Monday, August 15th, 2022 05:42:25

Riots And Wrongs

Updated: August 16, 2014 4:58 pm

If you live in a Muslim-dominated area in present day in Uttar Pradesh, you have to carefully mind how you conduct yourself religiously. Even if you don’t live in a Muslim-majority area, during Ramzan or any other Muslim festival, you need to be extra careful of your religious conduct. Neglect this advice, and you are inviting a backlash on yourself and after that you shouldn’t complain. The same advice is being given to the Sikh community of Saharanpur: no matter the court verdict, if the Muslims of the area feel that a property is disputed, then it is disputed, and the rest of the society needs to learn to live with it.

A Sikh Gurudwara had a vacant plot next to it. According to land records, the land belonged to the Gurudwara. 10 years ago, a court case was filed saying that the land is next to a Muslim mosque and should not be considered as owned by the Gurudwara. However, the local court ruled in favour of the Gurudwara in 2013. On the day of the riot, Sikh Gurudwara management started constructing an extension on that vacant plot which angered the local Muslim community, which soon gathered and started pelting stones at the Gurudwara and a full blown riot happened.

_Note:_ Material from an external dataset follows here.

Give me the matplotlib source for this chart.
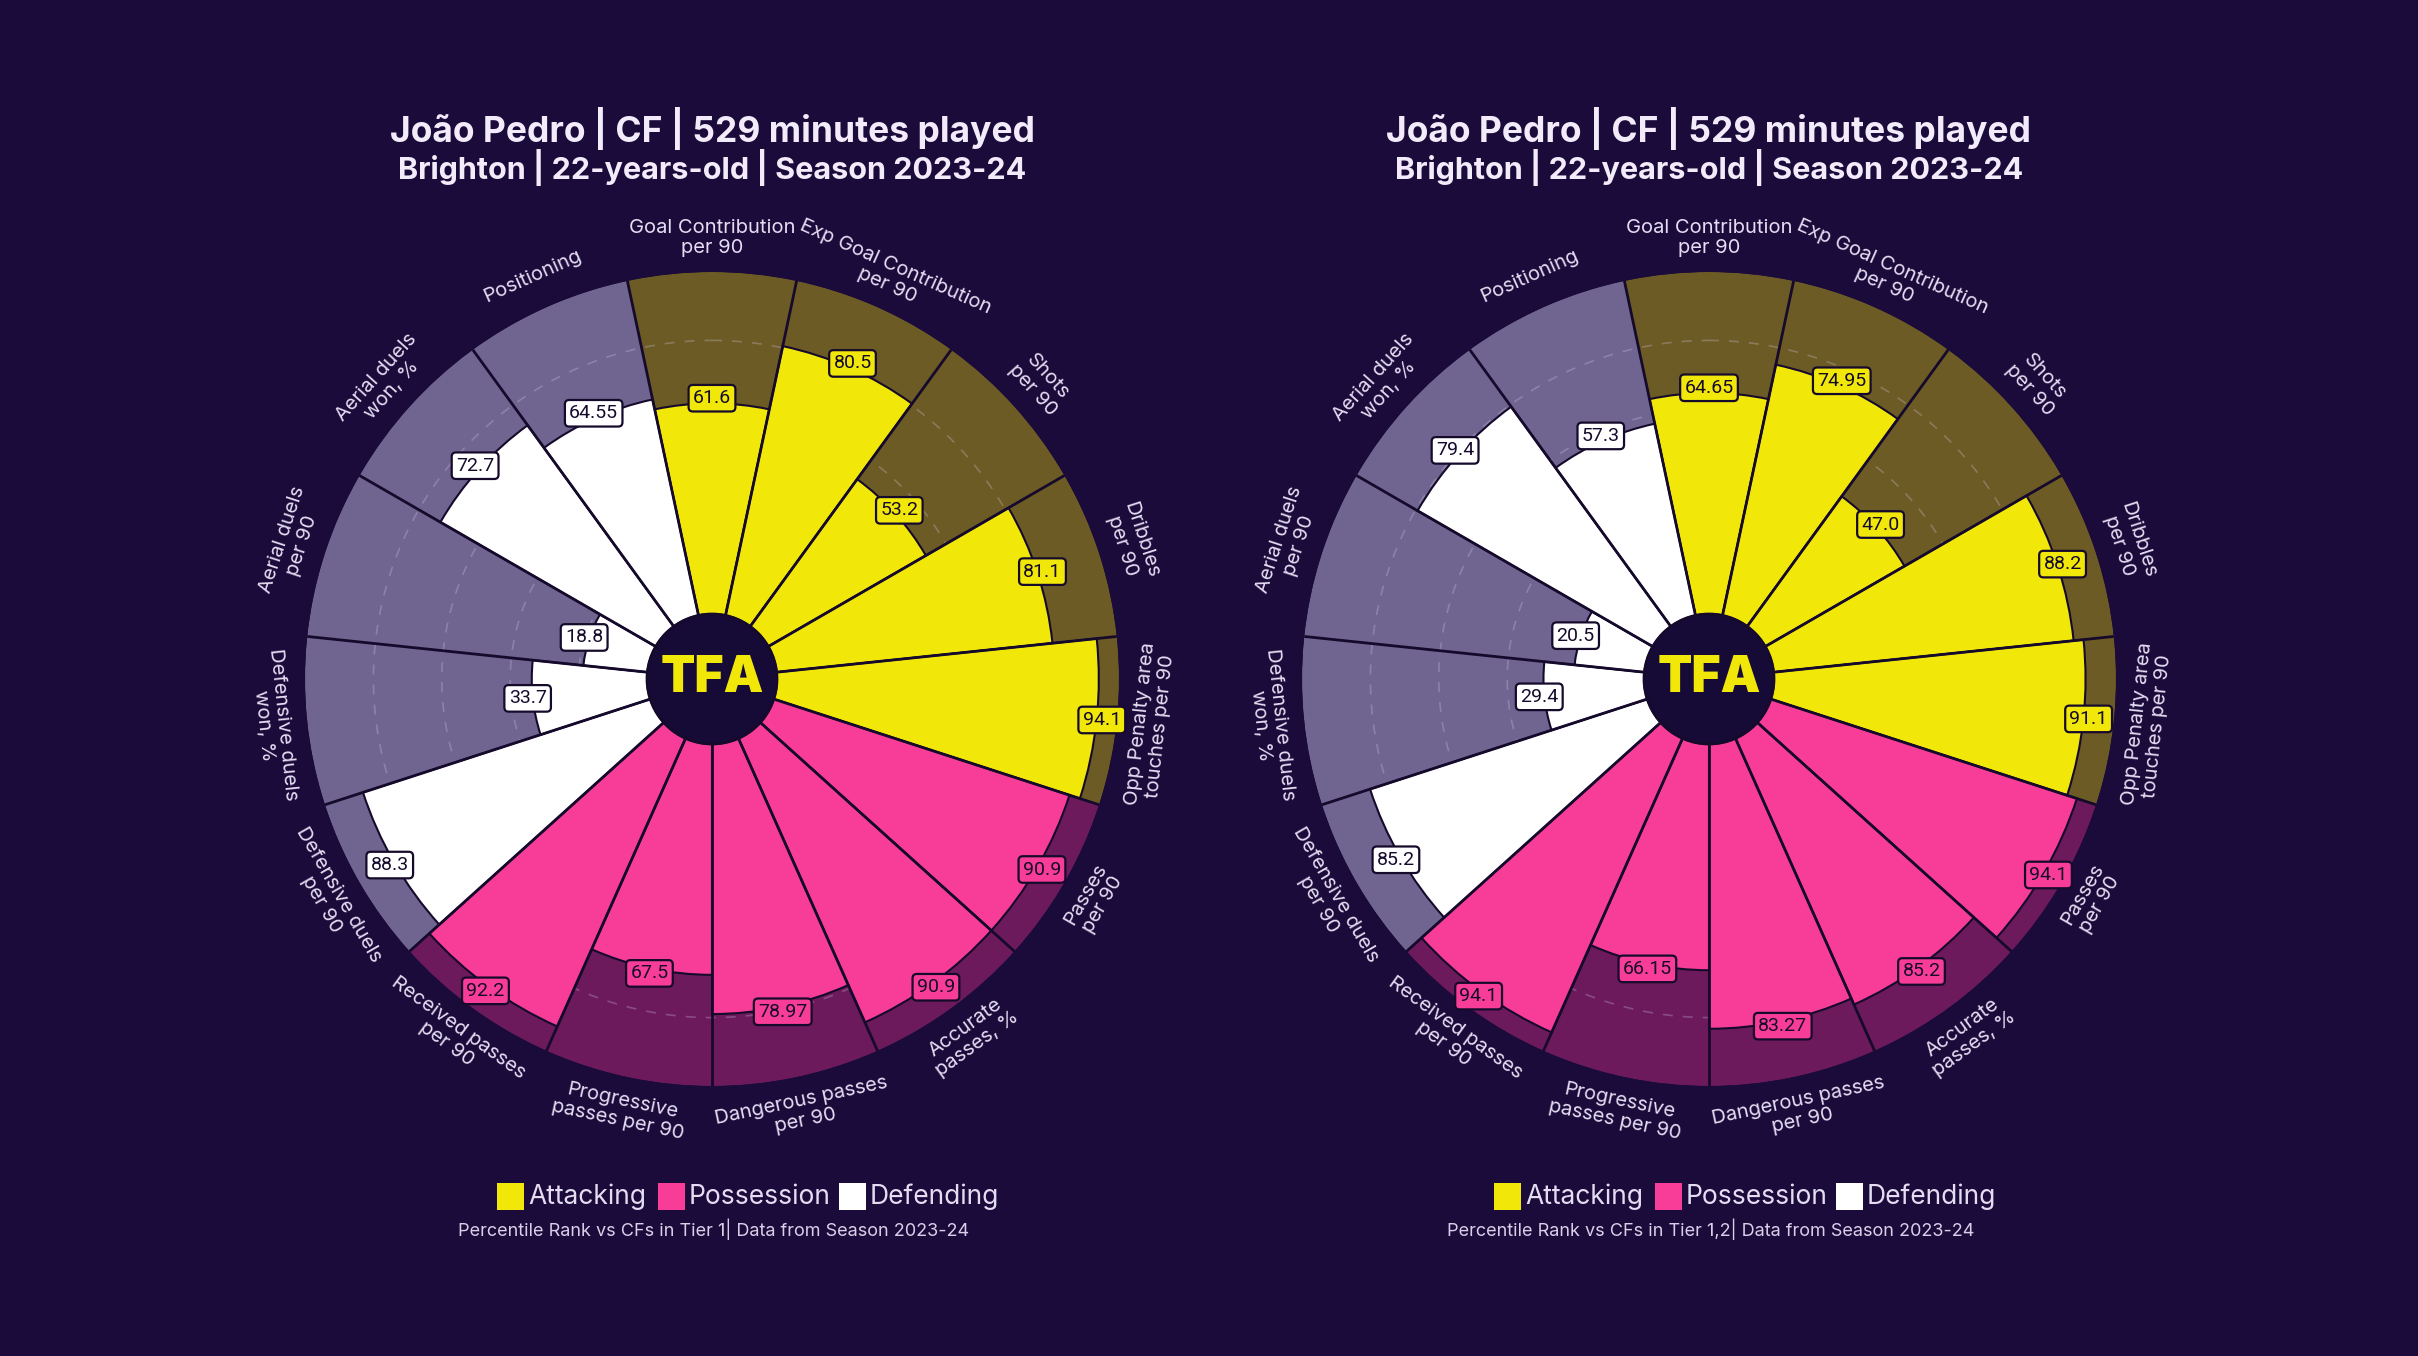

The Muslims are calling the property “disputed”, hence the entire media, who by the way, are very reluctantly covering the riots, started calling it a disputed property. This was very predictable, a very routine reaction from peddlers of secularism, who invariably propagate that the only community that needs to assert itself is the Muslims, and every other community is either harassing Muslims, or inadvertently stepping into a troubled territory.

Sikhs, being a minority themselves, haven’t incurred as harsh a reaction as it would have been if a temple rather than a Gurdwara was on the adjoining plot. One of the local elders who is over 90 years of age told on camera that there hasn’t been a mosque in the area for as long as he has lived. Both the aggrieved communities are minorities. Had it been a Hindu-Muslim clash, there would have been an onslaught of the grievous, graphic details of how Muslims were being butchered by the rampaging Hindu mobs led by the BJP and the RSS. In any case, the media is still trying to give this spin to the entire development one way or the other, but so far they are unable to let their imagination run wild the way they would have liked it to run.

Just in a matter of a few minutes, a strong crowd of around 500 Muslims started pelting stones at the Gurudwara and when their thirst for throwing stones was quenched (and when the Sikhs started retaliating, the crowd moved towards Ambala Road, setting fire to Sikh-owned shops, service centres and stores. A massive crowd of 25,000 Muslims set ablaze more than 100 shops and buildings including a fire station. Many unsuspecting buses, trucks and vans were also torched.

The Sikhs complain that while the administration kept convincing them that the law and order situation would soon be brought under control and therefore, the community shouldn’t retaliate, thousands of Muslims were pouring into the area from adjacent towns and cities. “As if it was a conspiracy to keep us distracted while the Muslims gathered strength,” one of the local Sikh shopkeepers complained. The policemen fled when they saw such a big crowd approaching the area, leaving the local Sikhs to their fate.

Recently, there was a big hue and cry over the installation of a loudspeaker in a Kanth temple because it disturbed Muslims during Ramzan. There was another controversy when the Muslims of an area complained that the bells of a Hindu temple were purposely rung loudly to cause annoyance to the Muslims of the area. If this is the case, if they get disturbed when other communities practice their own religions, then what about the Hindus practicing their religion and getting disturbed by the azaan on loudspeakers multiple times in a day? What about the throngs of Muslims who gather on the roads every Friday and cause massive traffic jams in Delhi, Mumbai and other cities. Do people complain? They have simply gotten used to the phenomena because there is no other choice.

An average Muslim gets the message that no matter what he or she does, the sympathy is always on their side and it’s always the other side that is painted black. They are the ones who are constantly victimised and their rage is always justified. They are the ones who are always at the receiving end. They are the ones who always need protection, accommodation, reassurance and a great level of understanding. They are the ones who should constantly be listened to and it’s their writ that must run no matter how irrational, intolerant or violent it is. They act like spoilt brats, and a lot of blame lies in the way the rest of the society mollycoddles them.

It’s high time they get the message that it is actually a pluralistic world we’re living in and that we all have to live together whether they like it or not. Just as they are not going anywhere, the rest of the communities too aren’t going anywhere. Muslims need to learn to deal with that.